VCM Runners came in all shapes and sizes; not all runners are built long, tall and thin and carry a huge stride. Many lack this perfect physique, built low and wide to the ground, yet who still figure out an efficient way to run for 21 km or 42 km.

As we began jogging down Mariahilfer Straße toward the Ring, we drew more inspiration knowing that we were nearing our goal. We focused mentally on making it  to the Hofburg, fighting back all physical forces – legs, feet, arms and aerobic fatigue – that just wanted to stop right then and there.

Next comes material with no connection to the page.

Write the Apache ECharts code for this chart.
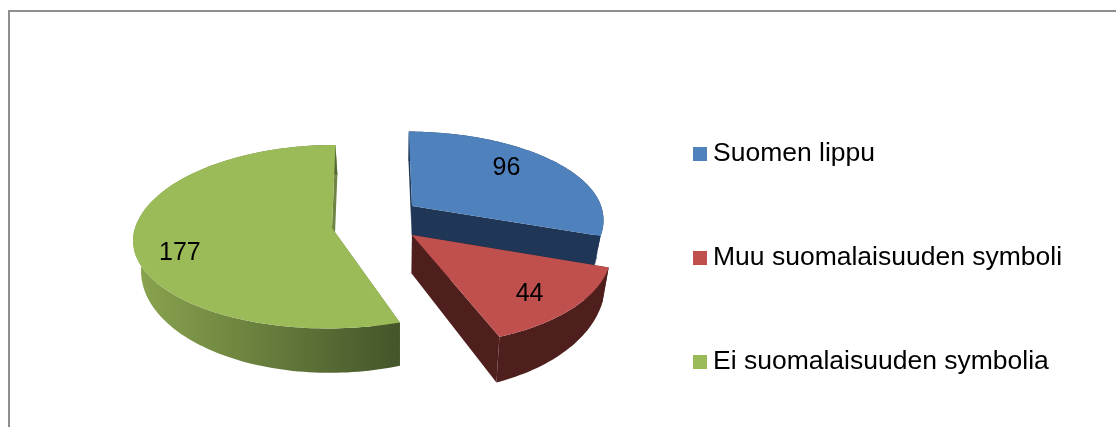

In the end, we finished the race, and ran it our way. Exhausted and glowing, we stood, hands on our knees, taking deep breaths to regain our composure, watching as other runners came down the red carpet on Heldenplatz to the finish line. It was a fine show, all of them – including us – putting on a “bella figura” as we trotted upright in full stride over those final meters, enjoying the crowd response, with a smile and the satisfaction of having conquered the course for that day.

Four days later, my knees were still intact. Everybody asked me my time, but I just smiled; I was happy to have run and finished.